In the street outside a little boy held up a male dog, exposed, for a female to investigate. His mother said to another and larger black woman, — Tomorrow morning, soon soon. . Other little black boys passed, wearing men's hats. The card game was back out on the veranda.
Near the only occupied cot, in the schoolroom which had been used as a hospital, was posted a stuffed fox whose snarl exposed a pink fly-blown tongue. The doctor stood beside the cot looking down at the face. Nothing moved there but a fly. It rummaged a cheek for a moment, studied the caves of the nostrils, hurried across the bandage to the cleft of the chin, from that eminence sighted the convoluted marvel across the way, and leaped silently to the ear. The eyes flickered, and closed tightly as though to recall the long night and the wonder of nonentity it had permitted: recreation not for the body, nor the soul, but opportunity for circumstances to refurbish themselves, a hope untempered by ages of experience where morning brings no change, but only renewal of conflict on the terms it left off. The lips moved, drawing up twice on, — I know it… I know it… and then tightening to know sleep only, and there animate circumstance with the good intentions which had already brought it low in present disaster; and then descending, a little lower, only to belabor those good intentions, vicarious opiates laboring in half-consciousness to fall away before the pursuit of dreams, dreams ravin in tooth and claw, while the beard grows against the pillow in darkness.
The fly returned to course the warm terrain of the eyelid, moving with the careless persistence of diabolical things, and both eyes came open.
— What happened?
— I was going to ask you the same thing. They just brought you in here in pieces, and. .
— I feel sick.
— Well you are sick, so it's a good thing you know it.
— I can hardly hear you.
— You're lucky you can hear me at all. Ever have ear trouble?
— Yes. No.
— Well, you do now. You might even have a deaf ear before you're through. Just like Julius Caesar, that would be nice, wouldn't it.
Who are you? You're very young to show up with something like this. I might even say tragic it I knew who you were.
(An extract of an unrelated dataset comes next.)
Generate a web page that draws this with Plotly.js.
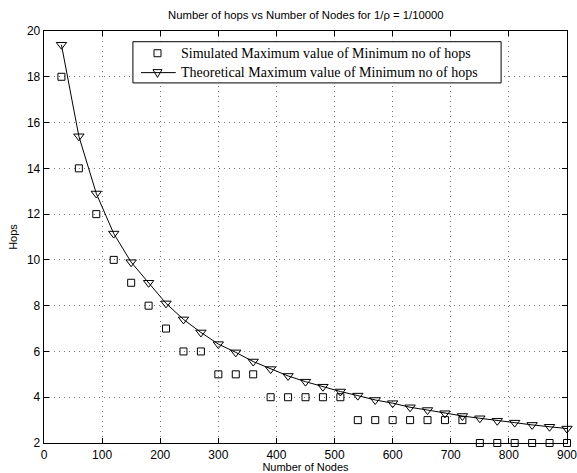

— Wait, I… I can't move my arm.
— That's partly because it's broken. Do you remember trying to walk yesterday? Please excuse my shouting at you.
— But what is it? what is it?
— Like a drunkard. Staggering around like a drunkard. Of course I might not say that if I knew who you were. We didn't find any papers on you at all. Just money. Money. Lots of it.
— Where is it?
— Lie back now, it's safe. All that money! But you can't run around spending it now. Don't be impatient. Why, look at me, I have a right to be impatient. I was sent down here to help these nig. . natives with their drainage problems, and now look at me.'They keep promising to transfer me to Barbados, but they never do. A special health project in Barbados. . He had walked over near the window, and looked out. — I've sent for some more medicine for you. Of course I know all the time that I'll have to go get it myself eventually, this tattooed idiot who's supposed to work for me. . Then he shouted out the window, — Jesse. .! Jesse!. . There, you see? He's nowhere to be seen. Worthless, useless, tattooed idiot… of course I wouldn't call him that if I thought he could hear me. This is the third time now that I've put in for a transfer to that special health project among underdeveloped. . oops! Wait, don't throw up on the floor. Here. . here we are. Ummmp! That's better. Feel better?
— But. . what. . what is this? Who are you?
— What are either of us doing here? Who are you? Tsk tsk, excuse my shouting at you.
— But you. . you must tell me. .
— I suppose I must. The doctor should not discuss the case with the patient, but who else can I discuss it with? Well, after your little accident, something set in. Something.
— Something what?
— Don't be hasty. Something. Maybe something entirely original. Do you hear noises in your ears?